Begin with the first line of the material and write out each line exactly, ending with the line that contains "import numpy as np". Pictures are not part of the copy.

_ _ _

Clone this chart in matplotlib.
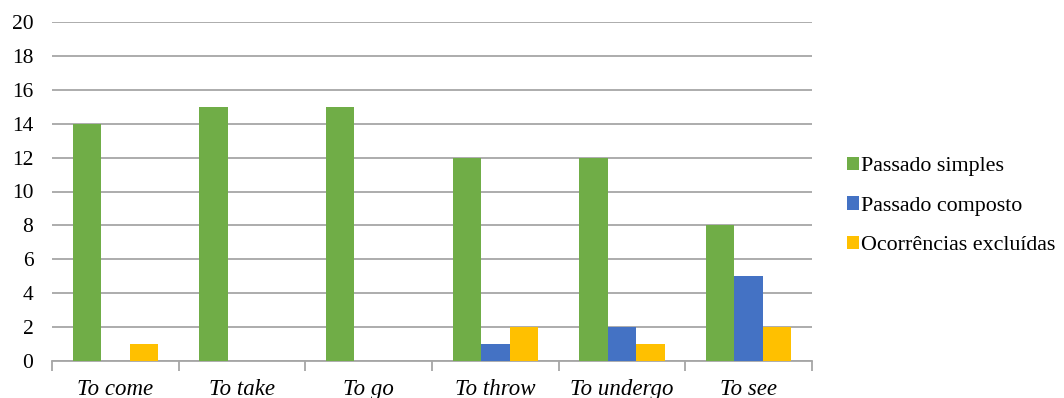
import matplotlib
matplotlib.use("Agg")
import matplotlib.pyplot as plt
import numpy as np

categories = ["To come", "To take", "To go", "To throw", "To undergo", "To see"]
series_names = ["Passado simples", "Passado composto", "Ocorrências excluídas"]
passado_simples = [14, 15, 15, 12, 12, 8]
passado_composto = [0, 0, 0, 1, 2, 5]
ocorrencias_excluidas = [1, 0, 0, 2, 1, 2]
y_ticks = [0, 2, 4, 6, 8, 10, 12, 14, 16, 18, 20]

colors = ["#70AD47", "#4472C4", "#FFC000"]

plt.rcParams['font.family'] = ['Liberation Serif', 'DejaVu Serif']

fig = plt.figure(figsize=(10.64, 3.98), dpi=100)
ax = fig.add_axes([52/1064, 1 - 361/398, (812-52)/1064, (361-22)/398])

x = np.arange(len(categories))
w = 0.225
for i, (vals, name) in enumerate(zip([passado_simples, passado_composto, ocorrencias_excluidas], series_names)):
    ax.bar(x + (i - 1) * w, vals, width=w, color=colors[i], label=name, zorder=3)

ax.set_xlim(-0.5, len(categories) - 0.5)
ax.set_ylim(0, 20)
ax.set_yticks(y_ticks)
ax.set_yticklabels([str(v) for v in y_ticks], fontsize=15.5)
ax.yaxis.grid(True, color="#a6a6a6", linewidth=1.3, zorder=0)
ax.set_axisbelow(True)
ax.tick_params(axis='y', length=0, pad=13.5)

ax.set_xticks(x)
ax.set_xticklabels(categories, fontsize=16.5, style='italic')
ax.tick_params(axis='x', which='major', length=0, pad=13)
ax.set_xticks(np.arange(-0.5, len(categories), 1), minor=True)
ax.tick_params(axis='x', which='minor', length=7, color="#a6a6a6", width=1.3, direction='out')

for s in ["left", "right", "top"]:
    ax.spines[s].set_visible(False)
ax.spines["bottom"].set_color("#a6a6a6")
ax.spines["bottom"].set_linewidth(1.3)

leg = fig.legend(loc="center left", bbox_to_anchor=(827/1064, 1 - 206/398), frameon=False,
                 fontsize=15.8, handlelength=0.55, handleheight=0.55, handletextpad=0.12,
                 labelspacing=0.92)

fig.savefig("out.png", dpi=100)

_ _ _

Task solution:
Clone this chart in matplotlib.
import matplotlib
matplotlib.use("Agg")
import matplotlib.pyplot as plt
import numpy as np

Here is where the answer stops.